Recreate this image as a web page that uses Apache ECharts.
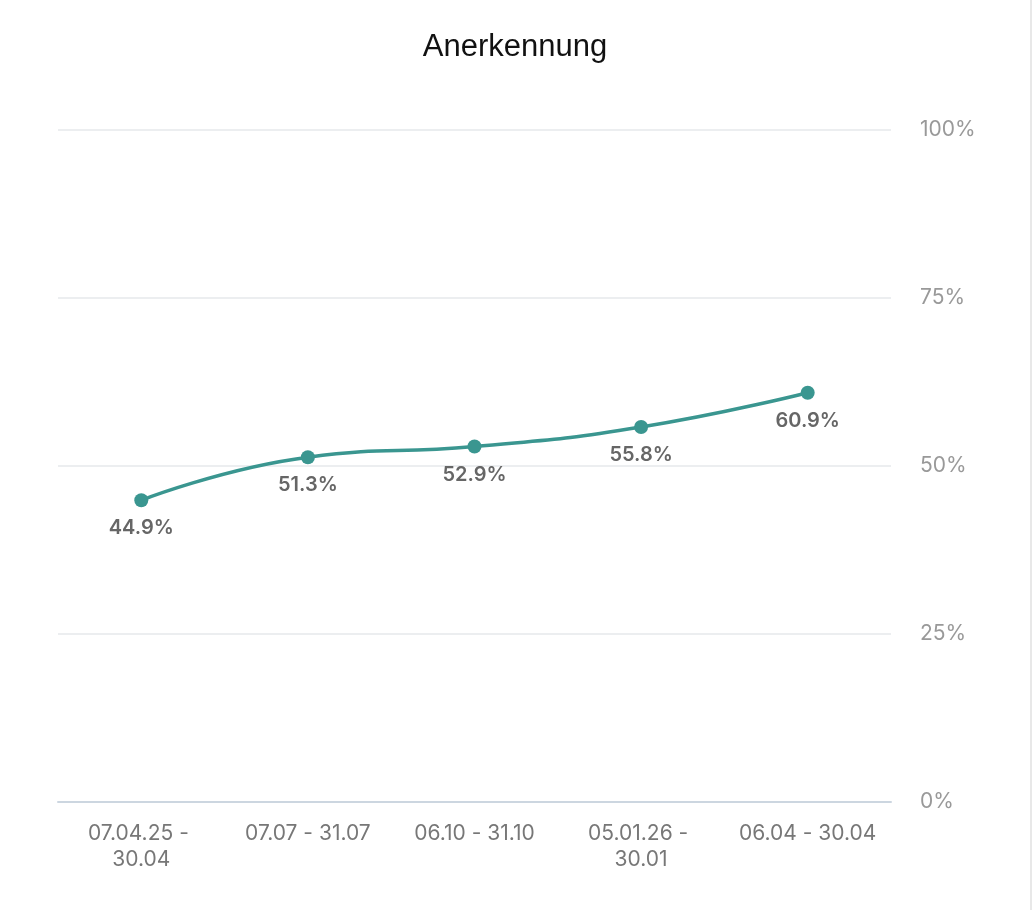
<!DOCTYPE html>
<html>
<head>
<meta charset="utf-8">
<script src="https://cdn.jsdelivr.net/npm/echarts@6/dist/echarts.min.js"></script>
<style>
    html, body { margin: 0; padding: 0; background: #fff; }
    #chart { width: 1032px; height: 910px; box-sizing: border-box; border-right: 2px solid #e8e8e8; }
</style>
</head>
<body>
<div id="chart"></div>
<script>
"use strict";
// Zeiträume (x-Achse)
var categories = ['07.04.25 - 30.04', '07.07 - 31.07', '06.10 - 31.10', '05.01.26 - 30.01', '06.04 - 30.04'];
// Anerkennung in %
var values = [44.9, 51.3, 52.9, 55.8, 60.9];
var yTicks = [0, 25, 50, 75, 100];

var myChart = echarts.init(document.getElementById('chart'));

var option = {
    textStyle: { fontFamily: 'Inter, "Noto Sans", sans-serif' },
    title: {
        text: 'Anerkennung',
        left: 'center',
        top: 27,
        textStyle: {
            fontFamily: 'Helvetica, Arial, "Liberation Sans", sans-serif',
            fontSize: 31,
            fontWeight: 'normal',
            color: '#111'
        }
    },
    grid: { left: 58, right: 139, top: 130, bottom: 108 },
    xAxis: {
        type: 'category',
        data: categories,
        boundaryGap: true,
        axisTick: { show: false },
        axisLine: { lineStyle: { color: '#ccd6e0', width: 2 } },
        axisLabel: {
            color: '#777',
            fontSize: 21,
            margin: 19,
            lineHeight: 26,
            width: 150,
            overflow: 'break',
            interval: 0
        }
    },
    yAxis: {
        type: 'value',
        position: 'right',
        min: yTicks[0],
        max: yTicks[yTicks.length - 1],
        interval: 25,
        axisLine: { show: false },
        axisTick: { show: false },
        splitLine: { lineStyle: { color: '#e6e8eb', width: 1.5 } },
        axisLabel: {
            color: '#999',
            fontSize: 21,
            margin: 29,
            formatter: '{value}%'
        }
    },
    series: [{
        type: 'line',
        data: values,
        smooth: true,
        symbol: 'circle',
        symbolSize: 14,
        itemStyle: { color: '#3a9690' },
        lineStyle: { color: '#3a9690', width: 3.5 },
        label: {
            show: true,
            position: 'bottom',
            distance: 11,
            color: '#666',
            fontSize: 20,
            fontWeight: 600,
            formatter: function (p) { return p.value.toFixed(1) + '%'; }
        }
    }]
};

myChart.setOption(option);
</script>
</body>
</html>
=======
**Short problem:**
Reproduce the material above from its first line through the line containing "var myChart = echarts.init(document.getElementById('chart'));", both ends included, and skip every picture.

**Result of the exercise:**
Recreate this image as a web page that uses Apache ECharts.
<!DOCTYPE html>
<html>
<head>
<meta charset="utf-8">
<script src="https://cdn.jsdelivr.net/npm/echarts@6/dist/echarts.min.js"></script>
<style>
    html, body { margin: 0; padding: 0; background: #fff; }
    #chart { width: 1032px; height: 910px; box-sizing: border-box; border-right: 2px solid #e8e8e8; }
</style>
</head>
<body>
<div id="chart"></div>
<script>
"use strict";
// Zeiträume (x-Achse)
var categories = ['07.04.25 - 30.04', '07.07 - 31.07', '06.10 - 31.10', '05.01.26 - 30.01', '06.04 - 30.04'];
// Anerkennung in %
var values = [44.9, 51.3, 52.9, 55.8, 60.9];
var yTicks = [0, 25, 50, 75, 100];

var myChart = echarts.init(document.getElementById('chart'));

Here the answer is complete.